Il teatrino della politica e la commedia di Ruffini
L’espressione “teatrino della politica” descrive con efficacia le recenti vicende di Enrico Maria Ruffini. L’ex Direttore dell’Agenzia delle Entrate, infatti, è protagonista di una commedia politica di cui si conoscono già trama, copione e ruoli. Soltanto il finale è ancora incerto. Ragion per cui il nostro è attualmente impegnato in un tour nazionale di presentazione del suo testo “Uguali per Costituzione” che, in realtà, è di presentazione della propria candidatura al mitologico ruolo di federatore del centro sinistra. L’ultima (rap)presentazione è andata in scena sabato a Cagliari.

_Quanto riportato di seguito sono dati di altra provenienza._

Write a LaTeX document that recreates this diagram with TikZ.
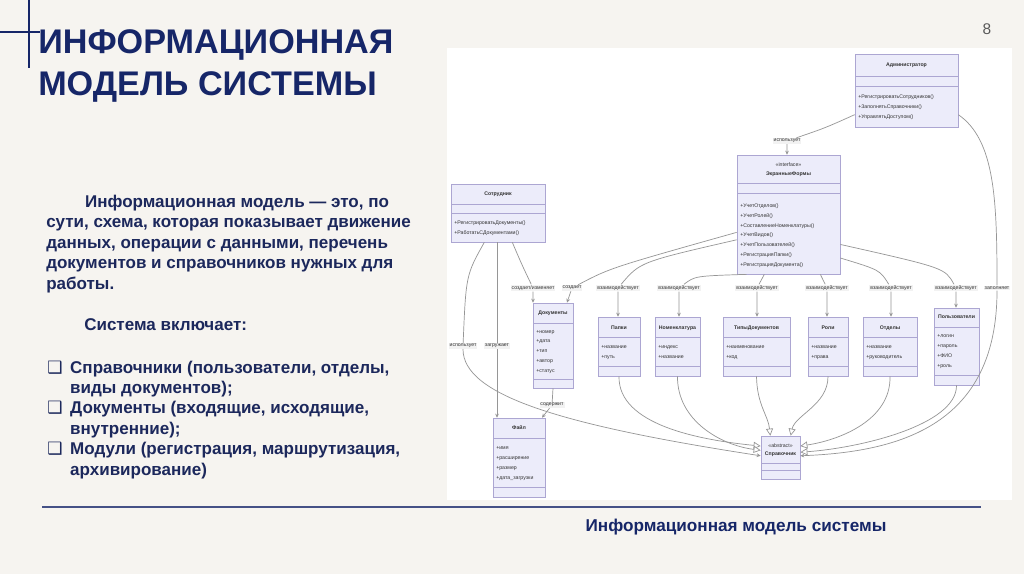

In quest’opera, dicevamo, le parti sono già state assegnate. Vi è il protagonista dal nome cardinalizio, affidabile clericale con lo sguardo rivolto a sinistra, come emblematicamente testimoniato da barbetta e occhiali da pidiessino cogitabondo. Vi sono poi i comprimari e co-protagonisti che cambiano a seconda del luogo della rappresentazione. A Cagliari vi erano il Sindaco di Cagliari, cuore rosso e una spiccata propensione al compromesso cattocomunista da anni 70; Mauro Usai, piddino di scuola Oppi che piddino non era ma era iglesiente come Usai; lo scrittore Flavio Soriga, immancabile officiante dell’establishment progressista isolano. Con loro, un imponente numero di comparse dem, cattolici, cattodem, aclisti, comunisti, esponenti di sinistra e di centro.
Anche la trama, che riprende il canovaccio elaborato da Prodi e Parisi nel ’96, è nota. La sopravvivenza della Repubblica è gravemente minacciata dalle destre fascio-sataniche. Le “forze sane” del Paese (leggasi gruppi di interesse legati al centrosinistra) decidono allora di unirsi a difesa della democrazia. Affinché ciò riesca è necessario identificare una figura in grado di federare sotto un unico simbolo tutto ciò che dall’estrema sinistra all’estremo centro abbia in odio gli orridi barbari. Tale figura risponde al nome di Federatore.
Una volta individuato, inizia un articolato rituale. Il prescelto, di solito un boiardo democristiano, dichiarerà solennemente di non essere interessato alla leadership e di volere unicamente offrire il proprio umile contributo di semplice cittadino. Affermerà, inoltre, l’importanza di “ripartire dai valori”, ribadirà che “Il programma viene prima della scelta del leader”, ricorderà che “la lezione di Aldo Moro è più attuale che mai”.
A ciò, faranno da immancabile controcanto paginate di editoriali messianici su Corsera, Stampa e Repubblica, lettere aperte di liceali angosciati per il futuro dell’Italia, appelli di intellettuali e personaggi dello spettacolo; tutti insieme come una sola voce, imploreranno il non ancora proclamato Federatore di sacrificarsi per il bene della Nazione. A costui, infine, non resterà che accettare “a malincuore” l’alto compito “indegnamente” affidatogli. La democrazia, così, sarà salva e tutti vivranno felici e democraticamente contenti.
Al momento, della commedia di Ruffini manca ancora il terzo atto, il più importante. Ci pare, tuttavia, che i suoi sceneggiatori stiano ignorando l’elemento determinante in politica come nell’arte teatrale: il consenso del pubblico. Per meglio dire, il reale desiderio degli elettori, in primis quelli di sinistra, di assistere a una simile rappresentazione. Si vedrà.